**Work required**
Your task is to transcribe all of the data below exactly, omitting the images.

**Source material**
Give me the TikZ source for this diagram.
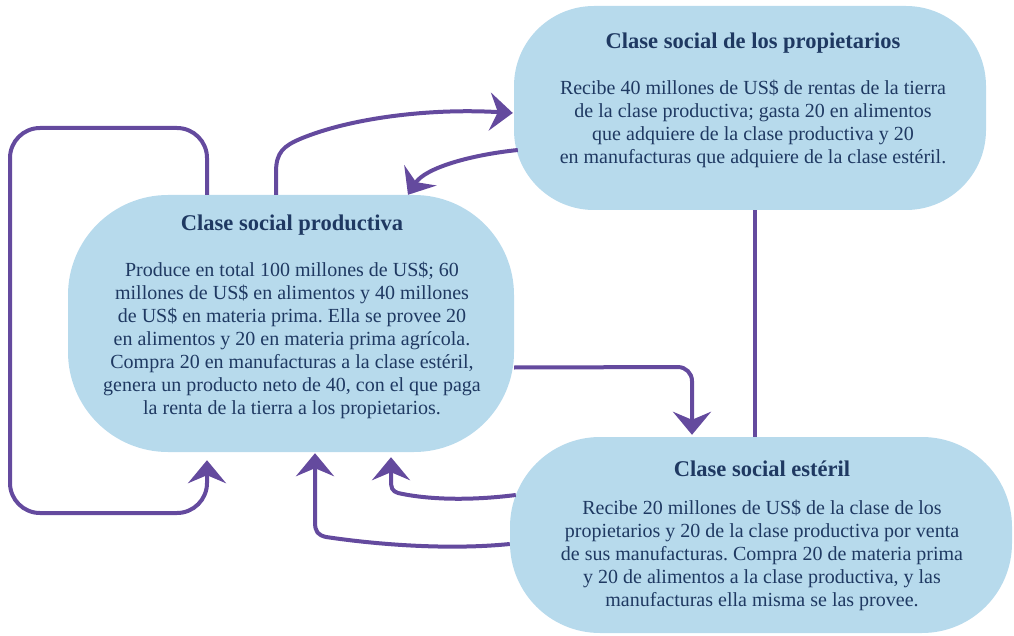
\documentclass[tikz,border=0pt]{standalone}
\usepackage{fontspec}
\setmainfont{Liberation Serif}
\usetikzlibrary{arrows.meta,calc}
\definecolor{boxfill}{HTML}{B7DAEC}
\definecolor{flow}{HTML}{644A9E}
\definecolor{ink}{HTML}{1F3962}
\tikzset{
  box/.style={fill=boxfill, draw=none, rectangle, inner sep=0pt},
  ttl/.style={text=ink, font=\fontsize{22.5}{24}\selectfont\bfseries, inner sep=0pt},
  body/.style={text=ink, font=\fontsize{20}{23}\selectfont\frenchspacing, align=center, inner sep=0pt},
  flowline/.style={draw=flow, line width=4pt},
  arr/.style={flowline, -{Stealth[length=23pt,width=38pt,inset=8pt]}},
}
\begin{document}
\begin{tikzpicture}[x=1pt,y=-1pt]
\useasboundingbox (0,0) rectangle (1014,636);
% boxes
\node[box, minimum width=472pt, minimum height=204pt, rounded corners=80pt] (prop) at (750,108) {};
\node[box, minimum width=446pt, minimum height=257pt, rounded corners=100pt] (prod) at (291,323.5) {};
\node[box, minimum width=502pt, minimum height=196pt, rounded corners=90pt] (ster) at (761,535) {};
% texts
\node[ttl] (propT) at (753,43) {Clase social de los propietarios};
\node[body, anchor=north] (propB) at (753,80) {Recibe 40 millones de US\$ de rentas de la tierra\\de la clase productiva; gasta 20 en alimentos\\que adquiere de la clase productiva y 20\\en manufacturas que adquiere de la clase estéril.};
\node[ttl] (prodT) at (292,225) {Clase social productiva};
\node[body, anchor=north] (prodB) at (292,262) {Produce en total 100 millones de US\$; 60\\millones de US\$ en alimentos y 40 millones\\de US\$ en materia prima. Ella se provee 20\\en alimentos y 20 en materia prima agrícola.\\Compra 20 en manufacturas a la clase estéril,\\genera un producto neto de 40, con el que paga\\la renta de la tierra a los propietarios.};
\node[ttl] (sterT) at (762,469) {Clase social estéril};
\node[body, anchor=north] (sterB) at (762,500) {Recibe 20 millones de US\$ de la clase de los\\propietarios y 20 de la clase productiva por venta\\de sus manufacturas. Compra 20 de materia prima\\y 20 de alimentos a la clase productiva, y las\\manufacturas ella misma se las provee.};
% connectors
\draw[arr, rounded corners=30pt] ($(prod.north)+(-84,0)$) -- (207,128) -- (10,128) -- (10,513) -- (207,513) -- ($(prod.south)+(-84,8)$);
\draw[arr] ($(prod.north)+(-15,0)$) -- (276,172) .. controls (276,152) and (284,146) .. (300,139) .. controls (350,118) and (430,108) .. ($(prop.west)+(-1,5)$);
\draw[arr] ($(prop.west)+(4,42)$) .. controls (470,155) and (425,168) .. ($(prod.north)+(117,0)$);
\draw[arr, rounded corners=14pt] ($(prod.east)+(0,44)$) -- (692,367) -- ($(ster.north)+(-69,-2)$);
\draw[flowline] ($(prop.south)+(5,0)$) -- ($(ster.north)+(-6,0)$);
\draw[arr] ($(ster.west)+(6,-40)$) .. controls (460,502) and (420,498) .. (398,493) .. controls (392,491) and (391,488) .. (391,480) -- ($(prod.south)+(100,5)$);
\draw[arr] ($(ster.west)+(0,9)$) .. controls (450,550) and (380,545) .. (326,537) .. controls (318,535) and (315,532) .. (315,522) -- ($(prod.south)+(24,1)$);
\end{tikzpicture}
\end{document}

**Written answer**
Give me the TikZ source for this diagram.
\documentclass[tikz,border=0pt]{standalone}
\usepackage{fontspec}
\setmainfont{Liberation Serif}
\usetikzlibrary{arrows.meta,calc}
\definecolor{boxfill}{HTML}{B7DAEC}
\definecolor{flow}{HTML}{644A9E}
\definecolor{ink}{HTML}{1F3962}
\tikzset{
  box/.style={fill=boxfill, draw=none, rectangle, inner sep=0pt},
  ttl/.style={text=ink, font=\fontsize{22.5}{24}\selectfont\bfseries, inner sep=0pt},
  body/.style={text=ink, font=\fontsize{20}{23}\selectfont\frenchspacing, align=center, inner sep=0pt},
  flowline/.style={draw=flow, line width=4pt},
  arr/.style={flowline, -{Stealth[length=23pt,width=38pt,inset=8pt]}},
}
\begin{document}
\begin{tikzpicture}[x=1pt,y=-1pt]
\useasboundingbox (0,0) rectangle (1014,636);
% boxes
\node[box, minimum width=472pt, minimum height=204pt, rounded corners=80pt] (prop) at (750,108) {};
\node[box, minimum width=446pt, minimum height=257pt, rounded corners=100pt] (prod) at (291,323.5) {};
\node[box, minimum width=502pt, minimum height=196pt, rounded corners=90pt] (ster) at (761,535) {};
% texts
\node[ttl] (propT) at (753,43) {Clase social de los propietarios};
\node[body, anchor=north] (propB) at (753,80) {Recibe 40 millones de US\$ de rentas de la tierra\\de la clase productiva; gasta 20 en alimentos\\que adquiere de la clase productiva y 20\\en manufacturas que adquiere de la clase estéril.};
\node[ttl] (prodT) at (292,225) {Clase social productiva};
\node[body, anchor=north] (prodB) at (292,262) {Produce en total 100 millones de US\$; 60\\millones de US\$ en alimentos y 40 millones\\de US\$ en materia prima. Ella se provee 20\\en alimentos y 20 en materia prima agrícola.\\Compra 20 en manufacturas a la clase estéril,\\genera un producto neto de 40, con el que paga\\la renta de la tierra a los propietarios.};
\node[ttl] (sterT) at (762,469) {Clase social estéril};
\node[body, anchor=north] (sterB) at (762,500) {Recibe 20 millones de US\$ de la clase de los\\propietarios y 20 de la clase productiva por venta\\de sus manufacturas. Compra 20 de materia prima\\y 20 de alimentos a la clase productiva, y las\\manufacturas ella misma se las provee.};
% connectors
\draw[arr, rounded corners=30pt] ($(prod.north)+(-84,0)$) -- (207,128) -- (10,128) -- (10,513) -- (207,513) -- ($(prod.south)+(-84,8)$);
\draw[arr] ($(prod.north)+(-15,0)$) -- (276,172) .. controls (276,152) and (284,146) .. (300,139) .. controls (350,118) and (430,108) .. ($(prop.west)+(-1,5)$);
\draw[arr] ($(prop.west)+(4,42)$) .. controls (470,155) and (425,168) .. ($(prod.north)+(117,0)$);
\draw[arr, rounded corners=14pt] ($(prod.east)+(0,44)$) -- (692,367) -- ($(ster.north)+(-69,-2)$);
\draw[flowline] ($(prop.south)+(5,0)$) -- ($(ster.north)+(-6,0)$);
\draw[arr] ($(ster.west)+(6,-40)$) .. controls (460,502) and (420,498) .. (398,493) .. controls (392,491) and (391,488) .. (391,480) -- ($(prod.south)+(100,5)$);
\draw[arr] ($(ster.west)+(0,9)$) .. controls (450,550) and (380,545) .. (326,537) .. controls (318,535) and (315,532) .. (315,522) -- ($(prod.south)+(24,1)$);
\end{tikzpicture}
\end{document}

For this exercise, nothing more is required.